Exercise directions |
Locate each line containing the string "LaTeX" and copy it out.

╔══

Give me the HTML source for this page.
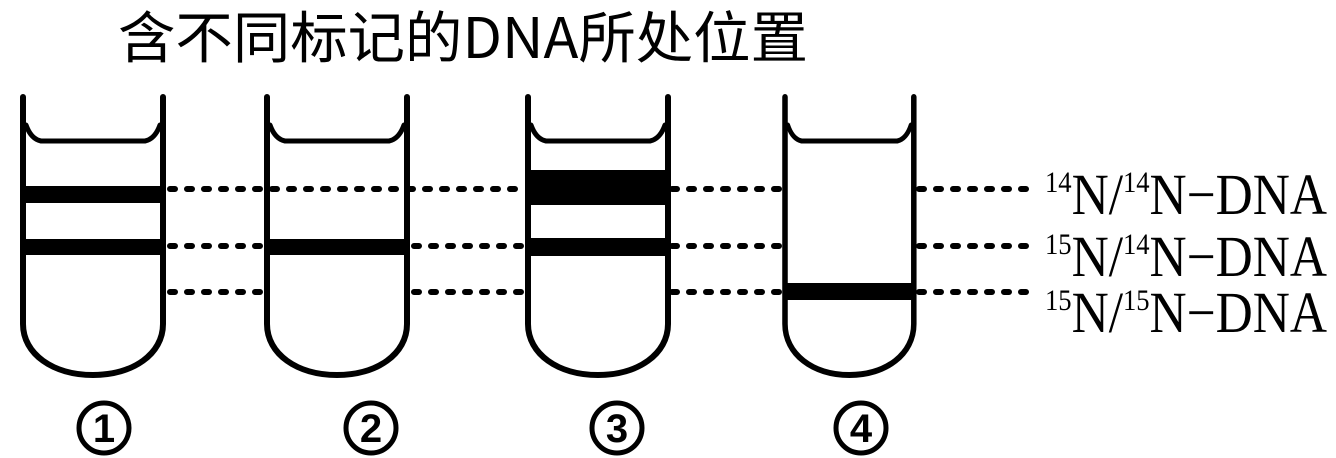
<!DOCTYPE html>
<html><head><meta charset="utf-8"><style>
html,body{margin:0;padding:0;background:#fff;width:1336px;height:458px;overflow:hidden}
</style></head><body>
<svg width="1336" height="458" viewBox="0 0 1336 458" xmlns="http://www.w3.org/2000/svg">
<text x="118" y="58" font-family="'Noto Sans CJK SC','Noto Serif CJK SC',sans-serif" font-size="56" font-weight="normal" textLength="690" lengthAdjust="spacingAndGlyphs">含不同标记的DNA所处位置</text>
<defs>
<g id="tube" fill="none" stroke="#000" stroke-width="6" stroke-linecap="round" stroke-linejoin="round">
<path d="M0,18 V245 C0,275 30,296 70,296 C110,296 140,275 140,245 V18"/>
<path d="M3,46 Q8,60 18,62 H122 Q132,60 137,46" stroke-width="5"/>
</g>
</defs>
<g stroke="#000" stroke-width="6" stroke-linecap="round" stroke-dasharray="5 12" fill="none">
<line x1="170" y1="189" x2="524" y2="189"/>
<line x1="672" y1="189" x2="781" y2="189"/>
<line x1="919" y1="189" x2="1038" y2="189"/>
<line x1="170" y1="246" x2="262" y2="246"/>
<line x1="414" y1="246" x2="524" y2="246"/>
<line x1="672" y1="246" x2="781" y2="246"/>
<line x1="919" y1="246" x2="1038" y2="246"/>
<line x1="170" y1="292" x2="262" y2="292"/>
<line x1="414" y1="292" x2="524" y2="292"/>
<line x1="672" y1="292" x2="781" y2="292"/>
<line x1="919" y1="292" x2="1038" y2="292"/>
</g>
<use href="#tube" x="23" y="79"/>
<use href="#tube" x="267" y="79"/>
<use href="#tube" x="528" y="79"/>
<g transform="translate(785,79) scale(0.92,1)"><use href="#tube"/></g>
<rect x="23" y="186" width="140" height="17"/>
<rect x="23" y="239" width="140" height="16"/>
<rect x="267" y="239" width="140" height="16"/>
<rect x="528" y="170" width="140" height="35"/>
<rect x="528" y="238" width="140" height="18"/>
<rect x="785" y="283" width="129" height="17"/>
<g font-family="'Liberation Serif',serif" font-size="58">
<text x="1045" y="214" textLength="282" lengthAdjust="spacingAndGlyphs"><tspan font-size="30" dy="-22">14</tspan><tspan dy="22">N/</tspan><tspan font-size="30" dy="-22">14</tspan><tspan dy="22">N−DNA</tspan></text>
<text x="1045" y="276" textLength="282" lengthAdjust="spacingAndGlyphs"><tspan font-size="30" dy="-22">15</tspan><tspan dy="22">N/</tspan><tspan font-size="30" dy="-22">14</tspan><tspan dy="22">N−DNA</tspan></text>
<text x="1045" y="332" textLength="282" lengthAdjust="spacingAndGlyphs"><tspan font-size="30" dy="-22">15</tspan><tspan dy="22">N/</tspan><tspan font-size="30" dy="-22">15</tspan><tspan dy="22">N−DNA</tspan></text>
</g>
<g font-family="'Liberation Sans',sans-serif" font-size="40" font-weight="bold" text-anchor="middle" fill="#000">
<circle cx="104" cy="428" r="25" fill="none" stroke="#000" stroke-width="5"/><text x="104" y="442">1</text>
<circle cx="371" cy="428" r="25" fill="none" stroke="#000" stroke-width="5"/><text x="371" y="442">2</text>
<circle cx="617" cy="428" r="25" fill="none" stroke="#000" stroke-width="5"/><text x="617" y="442">3</text>
<circle cx="861" cy="428" r="25" fill="none" stroke="#000" stroke-width="5"/><text x="861" y="442">4</text>
</g>
</svg>
</body></html>
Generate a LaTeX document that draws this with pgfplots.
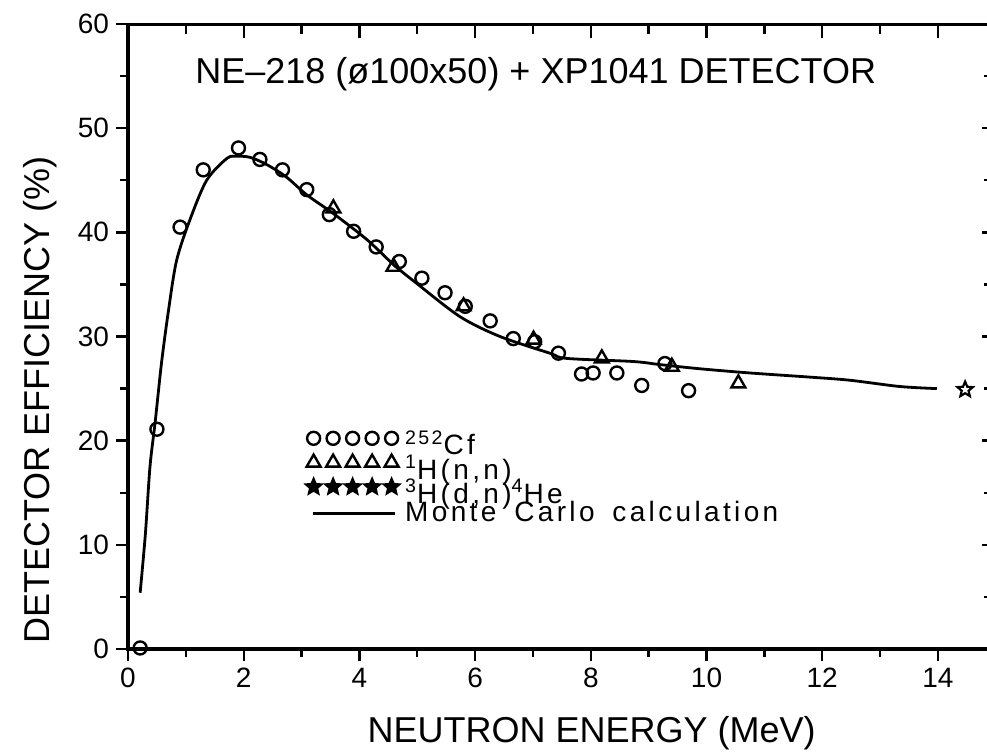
\documentclass[border=0pt]{standalone}
\usepackage{fontspec}
\setmainfont{Liberation Sans}
\newfontfamily\legfont[LetterSpace=12,WordSpace=1.6]{Liberation Sans}
\usepackage{pgfplots}
\pgfplotsset{compat=1.18}

\pgfdeclareplotmark{ostar}{%
  \pgfpathmoveto{\pgfpointpolar{90}{\pgfplotmarksize}}%
  \pgfpathlineto{\pgfpointpolar{126}{0.45\pgfplotmarksize}}%
  \pgfpathlineto{\pgfpointpolar{162}{\pgfplotmarksize}}%
  \pgfpathlineto{\pgfpointpolar{198}{0.45\pgfplotmarksize}}%
  \pgfpathlineto{\pgfpointpolar{234}{\pgfplotmarksize}}%
  \pgfpathlineto{\pgfpointpolar{270}{0.45\pgfplotmarksize}}%
  \pgfpathlineto{\pgfpointpolar{306}{\pgfplotmarksize}}%
  \pgfpathlineto{\pgfpointpolar{342}{0.45\pgfplotmarksize}}%
  \pgfpathlineto{\pgfpointpolar{18}{\pgfplotmarksize}}%
  \pgfpathlineto{\pgfpointpolar{54}{0.45\pgfplotmarksize}}%
  \pgfpathclose\pgfusepathqfillstroke}

\pgfplotsset{
  fivemarks/.style={legend image code/.code={%
    \path[##1] plot[only marks] coordinates {(0pt,5pt) (9.75pt,5pt) (19.5pt,5pt) (29.25pt,5pt) (39pt,5pt)};}},
  fivestars/.style={legend image code/.code={%
    \path[##1, mark options={fill=black}] plot[only marks] coordinates {(0pt,5pt) (9.75pt,5pt) (19.5pt,5pt) (29.25pt,5pt) (39pt,5pt)};}},
  lineimg/.style={legend image code/.code={%
    \draw[##1] (-0.5pt,0.5pt) -- (40.5pt,0.5pt);}},
  frame/.style={at={(64pt,51pt)}, anchor=south west, scale only axis,
    width=431pt, height=312.5pt, xmin=0, xmax=14.9, ymin=0, ymax=60,
    every tick/.style={black, line width=1.2pt},
    axis line style={line width=1.5pt}},
}

\begin{document}
\begin{tikzpicture}
\useasboundingbox (0,0) rectangle (493.5pt,375.5pt);
\begin{axis}[frame,
  xtick={0,2,...,14}, minor xtick={1,3,...,13},
  ytick={0,10,...,60}, minor ytick={5,15,...,55},
  xtick pos=bottom, ytick pos=left, tick align=outside,
  major tick length=6pt, minor tick length=4pt,
  ticklabel style={font=\fontsize{14}{14}\selectfont},
  /pgf/number format/assume math mode=true,
  xlabel={NEUTRON ENERGY (MeV)}, ylabel={DETECTOR EFFICIENCY (\%)},
  every axis x label/.style={at={(axis description cs:0.538,0)}, yshift=-42pt, anchor=center, font=\fontsize{18}{18}\selectfont},
  every axis y label/.style={at={(axis description cs:0,0.398)}, xshift=-44pt, anchor=center, rotate=90, font=\fontsize{18}{18}\selectfont},
  legend style={at={(rel axis cs:0.2065,0.3475)}, anchor=north west, draw=none, fill=none,
    inner sep=0pt, outer sep=0pt, row sep=-2.6pt, column sep=3pt,
    font=\legfont\fontsize{14}{14}\selectfont,
    nodes={inner sep=0pt, text height=9pt, text depth=2.5pt}},
  legend cell align=left,
  clip=false,
]
\addplot[only marks, mark=o, mark size=3.25pt, line width=1.2pt, fivemarks] coordinates {
(0.21,0.1) (0.50,21.1) (0.90,40.5) (1.30,46.0) (1.91,48.1) (2.28,47.0) (2.67,46.0)
(3.09,44.1) (3.48,41.7) (3.90,40.1) (4.29,38.6) (4.69,37.2) (5.08,35.6) (5.48,34.2)
(5.83,32.9) (6.26,31.5) (6.66,29.8) (7.03,29.5) (7.44,28.4) (7.84,26.4) (8.04,26.5)
(8.45,26.5) (8.88,25.3) (9.28,27.4) (9.69,24.8)
};
\addlegendentry{\textsuperscript{252}Cf}
\addplot[only marks, mark=triangle, mark size=4pt, line width=1.2pt, fivemarks] coordinates {
(3.55,42.3) (4.59,36.7) (5.80,32.9) (7.01,29.7) (8.19,27.9) (9.40,27.1) (10.55,25.5)
};
\addlegendentry{\textsuperscript{1}H(n,n)}
\addplot[only marks, mark=ostar, mark size=4pt, line width=1.1pt, mark options={fill=white}, fivestars] coordinates {
(14.47,24.9)
};
\addlegendentry{\textsuperscript{3}H(d,n)\textsuperscript{4}He}
\addplot[black, line width=1.4pt, smooth, tension=0.5, lineimg] coordinates {
(0.21,5.4) (0.30,11.0) (0.38,17.5) (0.47,21.8) (0.58,27.5) (0.70,32.5) (0.84,37.3)
(1.07,41.2) (1.36,45.0) (1.71,47.1) (1.88,47.3) (2.11,47.2) (2.40,46.5) (2.74,45.3)
(3.09,43.6) (3.55,41.8) (4.13,39.3) (4.59,36.9) (4.99,35.1) (5.74,31.9) (6.43,30.0)
(7.29,28.4) (7.58,27.9) (8.73,27.6) (9.20,27.3) (9.89,26.9) (10.75,26.5) (11.79,26.1)
(12.48,25.8) (13.34,25.2) (13.98,25.0)
};
\addlegendentry{Monte Carlo calculation}
\node[font=\fontsize{18}{18}\selectfont] at (rel axis cs:0.473,0.92) {NE–218 (ø100x50) + XP1041 DETECTOR};
\end{axis}
\begin{axis}[frame, xtick={2,4,...,14}, minor xtick={1,3,...,13}, ytick=\empty,
  xtick pos=top, tick align=inside, xticklabels={},
  major tick length=7pt, minor tick length=5pt]
\end{axis}
\begin{axis}[frame, xtick=\empty, ytick={10,20,...,50}, minor ytick={5,15,...,55},
  ytick pos=right, tick align=inside, yticklabels={},
  major tick length=4pt, minor tick length=3pt]
\end{axis}
\end{tikzpicture}
\end{document}
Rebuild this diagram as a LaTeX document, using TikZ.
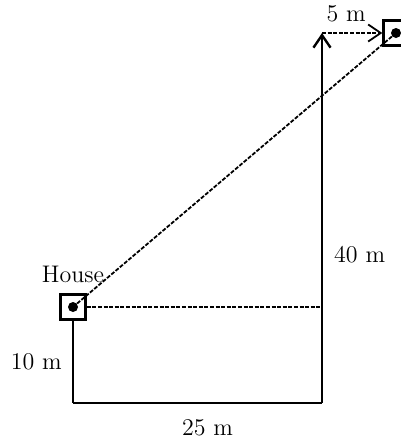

╚══

Answer to the problem |
Generate a LaTeX document that draws this with pgfplots.
Rebuild this diagram as a LaTeX document, using TikZ.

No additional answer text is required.